Carson-Newman freshmen Richard Byers and Sarah Beth Maddox help prepare bowls of rice during Carson-Newman’s Hunger Banquet.

Carson-Newman freshmen Richard Byers and Sarah Beth Maddox help prepare bowls of rice during Carson-Newman’s Hunger Banquet.

(Dec. 4, 2013) – Students at Carson-Newman University recently caught a glimpse of the chasm between the hungry and well-fed. The experience was part of an Oxfam Hunger Banquet held in the fellowship hall of Jefferson City’s First Baptist Church.

Sponsored by C-N’s Community Connections organization, the event sought to expose students to a variety of hunger issues affecting people worldwide.

“It is an embodied, first hand lesson about the issues of food distribution and inequality throughout the world,” said Will Brummett, logistics coordinator for the University’s Bonner Center.

Oxfam, an international confederation dedicated to addressing poverty issues, provides a curriculum that allows groups across the world to participate in the same Hunger Banquet. The event attracted some 40 students who became living examples of the statistical distribution of food worldwide. Sixty percent were given alternate personas of low-income individuals, 30 percent represented middle-income, and only 10 percent enjoyed high-income privileges.

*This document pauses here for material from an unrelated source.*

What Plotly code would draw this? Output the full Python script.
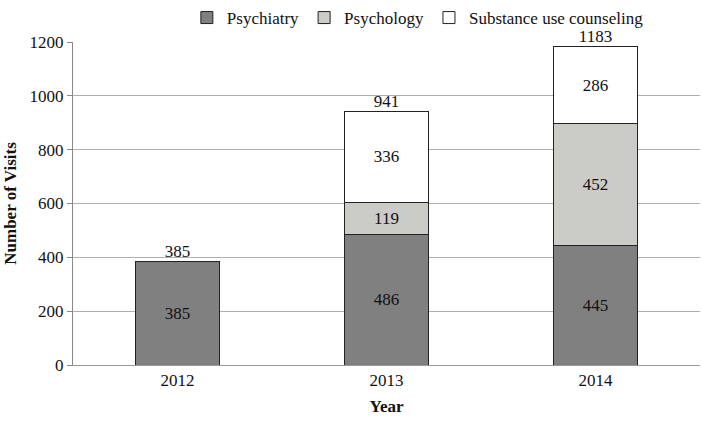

The Carson-Newman banquet showed students the vast discrepancies of food distribution. Most students received only cold rice and water served with no utensils for their feast, while a handful sat down to a three-course dinner.

“Students were challenged by the activity,” Brummett said. He described the students as “engaged and reflective.”

Held in conjunction with National Hunger and Homeless Week, the Carson-Newman Hunger Banquet also provided students the opportunity to donate money or find opportunities to serve their community.